Executed in a distinctive style that results in heavy, dark, cramped pages, Valley’s comics feel like being trapped in a room filled with intemperate uncles and aunts, in which everybody’s yelling about Israel, anti-Semitism and Jews, Jews, Jews. It’s a room that will feel familiar, uncomfortably so, to any member of a synagogue, any attendee at a Passover seder, and any reader of a Jewish newspaper.

It could be said of almost every one of Valley’s cartoons that it goes too far. Many were in fact censored by one publication or another, or, after being published, were criticized for insensitivity or branded as anti-Semitic–often by the very individuals Valley lampoons for crying anti-Semitism as a dodge.

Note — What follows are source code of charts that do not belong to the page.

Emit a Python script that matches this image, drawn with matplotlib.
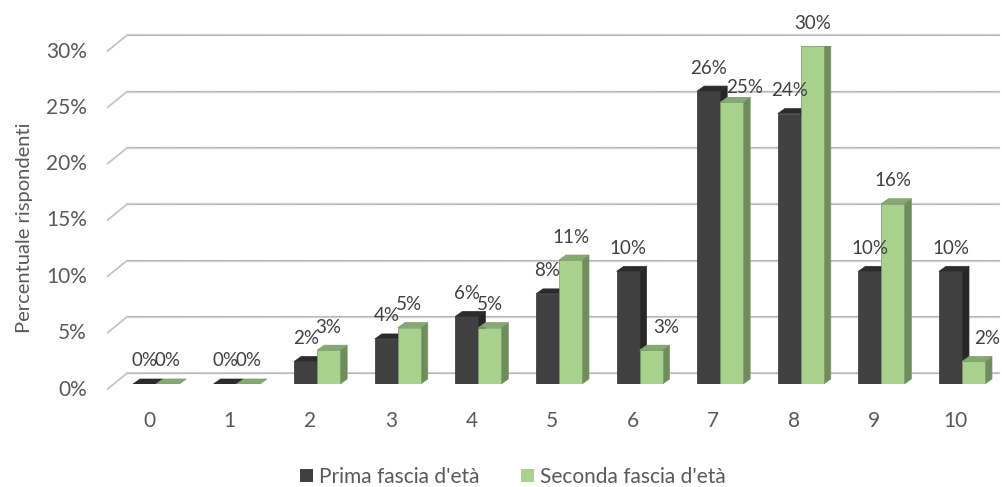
import matplotlib
matplotlib.use("Agg")
import matplotlib.pyplot as plt
from matplotlib.patches import Polygon, Patch

plt.rcParams['font.family'] = ['Lato', 'DejaVu Sans']

# Data
categories = ['0', '1', '2', '3', '4', '5', '6', '7', '8', '9', '10']
prima = [0, 0, 2, 4, 6, 8, 10, 26, 24, 10, 10]
seconda = [0, 0, 3, 5, 5, 11, 3, 25, 30, 16, 2]
series_names = ["Prima fascia d'età", "Seconda fascia d'età"]
y_ticks = [0, 5, 10, 15, 20, 25, 30]

# Styling
W, H, DPI = 1002, 487, 100
TXT = '#595959'
LBL = '#404040'
colors = {
    'prima': {'front': '#404040', 'top': '#2b2b2b', 'side': '#262626', 'edge': '#303030'},
    'seconda': {'front': '#a9d18e', 'top': '#86a872', 'side': '#6e8c5c', 'edge': '#7d9a68'},
}

fig = plt.figure(figsize=(W / DPI, H / DPI), dpi=DPI)
# axes placed so data coordinates line up with the bar front faces
ax_left, ax_right = 108.7, 995.3
ax_bottom, ax_top = 384, 46
ax = fig.add_axes([ax_left / W, (H - ax_bottom) / H,
                   (ax_right - ax_left) / W, (ax_bottom - ax_top) / H])
ax.set_xlim(-0.5, 10.5)
ax.set_ylim(0, 30)
ax.axis('off')

px_x = (ax_right - ax_left) / 11.0   # pixels per category
px_y = (ax_bottom - ax_top) / 30.0   # pixels per percent

def ux(p):
    return p / px_x

def uy(p):
    return p / px_y

# 3D look parameters (pixels)
depth_dx, depth_dy = 7, 5
bar_w = ux(23)
shift = ux(7)
wall_dy = uy(10.8)
front_dy = uy(5.5)
wall_x0 = ux(127 - 149)
front_x0 = ux(107 - 149)

# back-wall gridlines with the slanted floor/side edge
for v in y_ticks:
    ax.plot([front_x0, wall_x0], [v - front_dy, v + wall_dy], color='#c4c4c4',
            lw=1.3, clip_on=False, zorder=1, solid_capstyle='butt')
    ax.plot([wall_x0, 10.55], [v + wall_dy, v + wall_dy], color='#d0d0d0',
            lw=1.6, clip_on=False, zorder=1)
    ax.plot([wall_x0, 10.55], [v + wall_dy + uy(0.6), v + wall_dy + uy(0.6)],
            color='#9a9a9a', lw=0.6, ls=(0, (1, 1)), clip_on=False, zorder=1)
    ax.text(front_x0 - ux(20), v - front_dy, f'{v}%', ha='right', va='center',
            fontsize=15, color=TXT)

def draw_bar(x0, h, c, z):
    dx, dy = ux(depth_dx), uy(depth_dy)
    x1 = x0 + bar_w
    front = Polygon([(x0, 0), (x1, 0), (x1, h), (x0, h)], closed=True,
                    fc=c['front'], ec=c['edge'], lw=0.5, zorder=z)
    top = Polygon([(x0, h), (x1, h), (x1 + dx, h + dy), (x0 + dx, h + dy)], closed=True,
                  fc=c['top'], ec=c['edge'], lw=0.5, zorder=z)
    side = Polygon([(x1, 0), (x1 + dx, dy), (x1 + dx, h + dy), (x1, h)], closed=True,
                   fc=c['side'], ec=c['edge'], lw=0.5, zorder=z)
    for p in (side, top, front):
        ax.add_patch(p)

# labels Excel pushed aside to avoid the neighbouring bar (pixels)
label_nudge = {('seconda', 6): (15, 0), ('seconda', 7): (13, -8), ('seconda', 10): (14, 0)}

for i, cat in enumerate(categories):
    center = i + shift
    for j, (key, vals) in enumerate((('prima', prima), ('seconda', seconda))):
        x0 = center - bar_w if j == 0 else center
        draw_bar(x0, vals[i], colors[key], 3 + j + i * 2)
        nx, ny = label_nudge.get((key, i), (0, 0))
        ax.text(x0 + bar_w / 2 + ux(nx), vals[i] + uy(23 + ny), f'{vals[i]}%',
                ha='center', va='center', fontsize=13.5, color=LBL, zorder=30)
    ax.text(i, uy(-37), cat, ha='center', va='center', fontsize=15, color=TXT)

fig.text(25 / W, 1 - 228 / H, 'Percentuale rispondenti', rotation=90,
         ha='center', va='center', fontsize=14.5, color=TXT)

handles = [Patch(fc=colors['prima']['front']), Patch(fc=colors['seconda']['front'])]
fig.legend(handles, series_names, loc='center', bbox_to_anchor=(513 / W, 1 - 477 / H),
           ncol=2, frameon=False, fontsize=15, labelcolor=TXT, handlelength=0.6,
           handleheight=0.6, handletextpad=0.3, columnspacing=2.0)

fig.savefig('out.png', dpi=DPI)
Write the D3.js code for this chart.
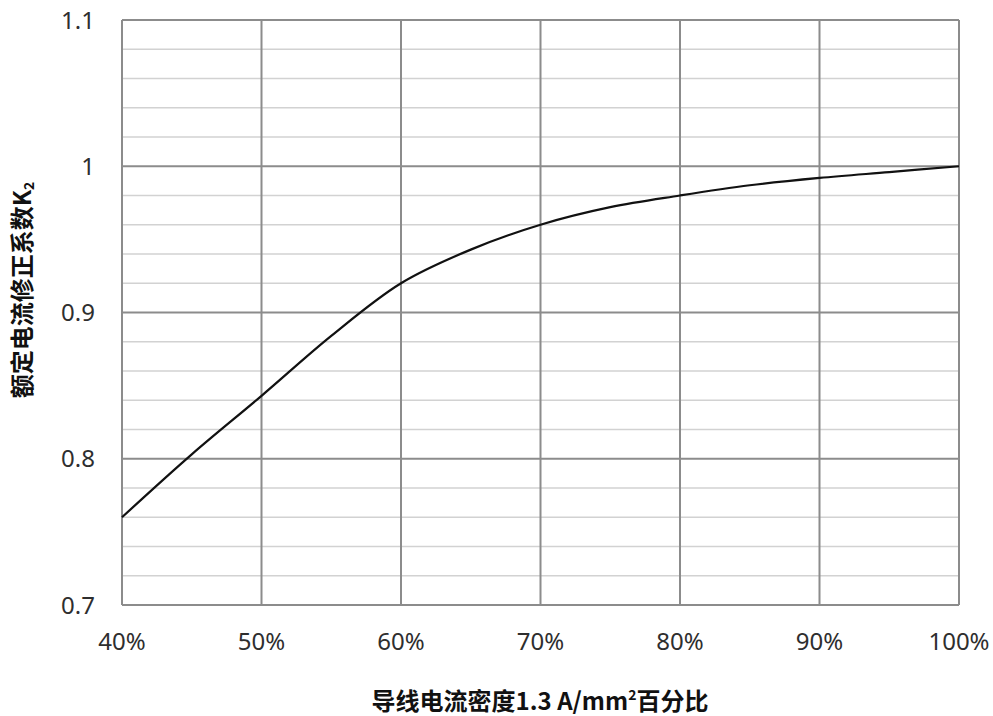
<!DOCTYPE html>
<html><head><meta charset="utf-8">
<script src="https://cdn.jsdelivr.net/npm/d3@7"></script>
<style>body{margin:0;background:#fff}</style>
</head><body><svg id="c" width="993" height="716"></svg>
<script>
const xValues = [40, 45, 50, 55, 60, 65, 70, 75, 80, 85, 90, 95, 100];
const kValues = [0.76, 0.803, 0.843, 0.884, 0.92, 0.943, 0.96, 0.972, 0.98, 0.987, 0.992, 0.996, 1.0];
const xTicks = [40, 50, 60, 70, 80, 90, 100];
const yTicks = [0.7, 0.8, 0.9, 1.0, 1.1];
const xTitle = ["导线电流密度1.3 A/mm", "2", "百分比"];
const yTitle = ["额定电流修正系数K", "2"];

const svg = d3.select("#c");
const L = 122, R = 959, T = 20, B = 605;
const x = d3.scaleLinear().domain([40, 100]).range([L, R]);
const y = d3.scaleLinear().domain([0.7, 1.1]).range([B, T]);
const font = "'Noto Sans', 'Noto Sans CJK SC', sans-serif";

// minor horizontal grid
const minor = d3.range(0, 21).map(i => 0.7 + i * 0.02).filter((v, i) => i % 5 !== 0);
svg.append("g").selectAll("line").data(minor).join("line")
  .attr("x1", L).attr("x2", R).attr("y1", d => y(d)).attr("y2", d => y(d))
  .attr("stroke", "#d2d2d2").attr("stroke-width", 1.5);
// major horizontal grid
svg.append("g").selectAll("line").data(yTicks).join("line")
  .attr("x1", L).attr("x2", R).attr("y1", d => y(d)).attr("y2", d => y(d))
  .attr("stroke", "#8c8c8c").attr("stroke-width", 2);
// vertical grid
svg.append("g").selectAll("line").data(xTicks).join("line")
  .attr("x1", d => x(d)).attr("x2", d => x(d)).attr("y1", T).attr("y2", B)
  .attr("stroke", "#8c8c8c").attr("stroke-width", 2);

// y tick labels
svg.append("g").selectAll("text").data(yTicks).join("text")
  .attr("x", 95).attr("y", d => y(d)).attr("dy", "0.36em")
  .attr("text-anchor", "end").attr("font-family", font).attr("font-size", 24)
  .attr("fill", "#2e2e2e").text(d => d3.format("~g")(d));
// x tick labels
svg.append("g").selectAll("text").data(xTicks).join("text")
  .attr("x", d => x(d)).attr("y", 641).attr("dy", "0.36em")
  .attr("text-anchor", "middle").attr("font-family", font).attr("font-size", 24)
  .attr("fill", "#2e2e2e").text(d => d + "%");

// curve
svg.append("path").datum(xValues.map((v, i) => [v, kValues[i]]))
  .attr("d", d3.line().x(d => x(d[0])).y(d => y(d[1])).curve(d3.curveCatmullRom.alpha(0.5)))
  .attr("fill", "none").attr("stroke", "#111").attr("stroke-width", 2.2);

// x title
const xt = svg.append("text").attr("x", 540).attr("y", 710)
  .attr("text-anchor", "middle").attr("font-family", "'Noto Sans CJK SC', sans-serif")
  .attr("font-weight", "bold").attr("font-size", 24).attr("fill", "#111");
xt.append("tspan").text(xTitle[0]);
xt.append("tspan").attr("font-size", 14).attr("dy", -10).text(xTitle[1]);
xt.append("tspan").attr("dy", 10).text(xTitle[2]);

// y title
const yt = svg.append("text").attr("transform", "translate(31,290) rotate(-90)")
  .attr("text-anchor", "middle").attr("font-family", "'Noto Sans CJK SC', sans-serif")
  .attr("font-weight", "bold").attr("font-size", 24).attr("fill", "#111");
yt.append("tspan").text(yTitle[0]);
yt.append("tspan").attr("font-size", 14).attr("dy", 3).text(yTitle[1]);
</script></body></html>
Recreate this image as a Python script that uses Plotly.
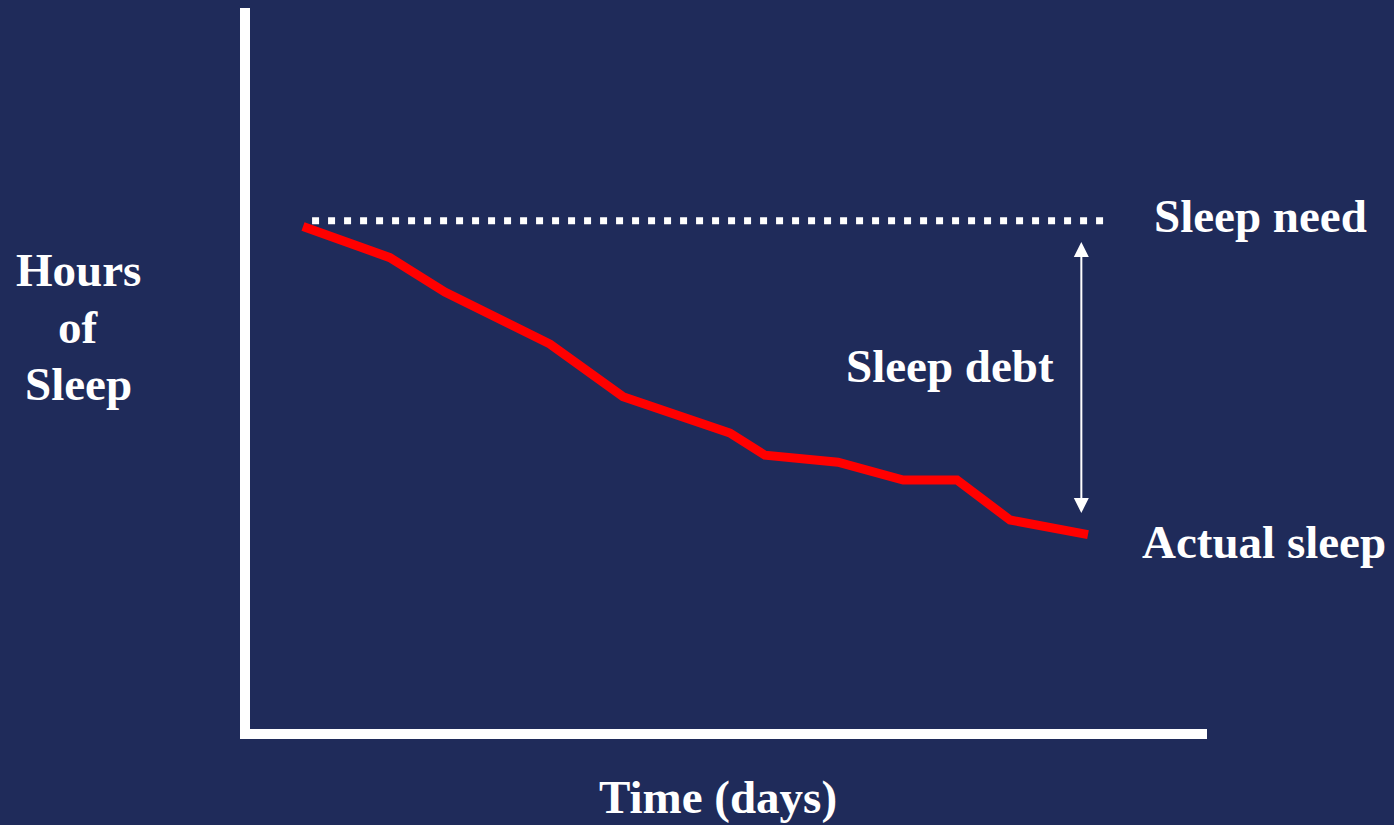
import plotly.graph_objects as go

# Data (days, hours)
actual_days = [1.0, 2.44, 3.35, 5.09, 6.30, 8.07, 8.65, 9.86, 10.94, 11.83, 12.71, 14.0]
actual_hours = [7.91, 7.42, 6.88, 6.06, 5.23, 4.66, 4.31, 4.20, 3.92, 3.92, 3.29, 3.06]
need_days = [1.15, 14.28]
need_hours = [8.0, 8.0]
debt_day = 13.89
debt_top = 7.69
debt_bottom = 3.40

BG = "#1f2b5a"
FONT = "Liberation Serif"

fig = go.Figure()
fig.add_trace(go.Scatter(x=need_days, y=need_hours, mode="lines",
                         line=dict(color="white", width=7, dash="7px,9px"),
                         hoverinfo="skip", showlegend=False))
fig.add_trace(go.Scatter(x=actual_days, y=actual_hours, mode="lines",
                         line=dict(color="#ff0000", width=9),
                         hoverinfo="skip", showlegend=False))

# double-headed arrow for sleep debt
fig.add_annotation(x=debt_day, y=debt_bottom, ax=debt_day, ay=debt_top,
                   xref="x", yref="y", axref="x", ayref="y", text="",
                   showarrow=True, arrowhead=2, arrowside="end+start",
                   arrowsize=1.5, arrowwidth=2, arrowcolor="white")

W, H = 1394, 825
L, R, T, B = 250, 1207, 8, 729

def px(xp):
    return (xp - L) / (R - L)

def py(yp):
    return (B - yp) / (B - T)

labels = [
    ("Sleep need", 1260, 216),
    ("Actual sleep", 1264, 542),
    ("Sleep debt", 950, 366),
    ("Time (days)", 718, 797),
    ("Hours", 78, 270),
    ("of", 78, 327),
    ("Sleep", 78, 384),
]
for txt, xx, yy in labels:
    fig.add_annotation(x=px(xx), y=py(yy), xref="paper", yref="paper",
                       text="<b>%s</b>" % txt, showarrow=False,
                       xanchor="center", yanchor="middle",
                       font=dict(family=FONT, size=47, color="white"))

fig.update_layout(
    width=W, height=H,
    margin=dict(l=L, r=W - R, t=T, b=H - B, pad=0),
    paper_bgcolor=BG, plot_bgcolor=BG,
    showlegend=False,
    xaxis=dict(range=[0.122, 15.971], showline=True, linewidth=10, linecolor="white",
               showgrid=False, zeroline=False, showticklabels=False, ticks=""),
    yaxis=dict(range=[0, 11.35], showline=True, linewidth=10, linecolor="white",
               showgrid=False, zeroline=False, showticklabels=False, ticks=""),
)

fig.write_html("out.html", config={"displayModeBar": False},
               post_script="document.body.style.margin='0';document.body.style.overflow='hidden';")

But even when they cross a line, and maybe especially when they cross a line, these comics deserve to be read by anyone who cares about contemporary Jewish life, especially about the relationship between Jews in America and Israel. They refuse to let you shrug your shoulders at or look away from contemporary Jewish problems, like labor abuses at kosher slaughterhouses or the gleeful exploitation of anti-Semitism for fundraising purposes by Jewish nonprofits. They are works of self-conscious Diaspora art in the tradition of the Prophets, and all their many descendants among modern Jewish writers, who are obsessed and energized by Jews’ individual and collective failings and hypocrisies.

Still, wrenched out of context, or misread in context, whether willfully or just out of clumsiness, it wouldn’t be impossible to confuse Valley’s cartoons with those of the white nationalist anti-Semites emboldened by the election of President Trump. Such confusion would be a mistake, and it would shed light neither on Valley’s cartoons nor the distressingly anti-Semitic ones, nor on the perennial problem of Jews and cartoons. Let’s hope it’s a mistake our future historian won’t make.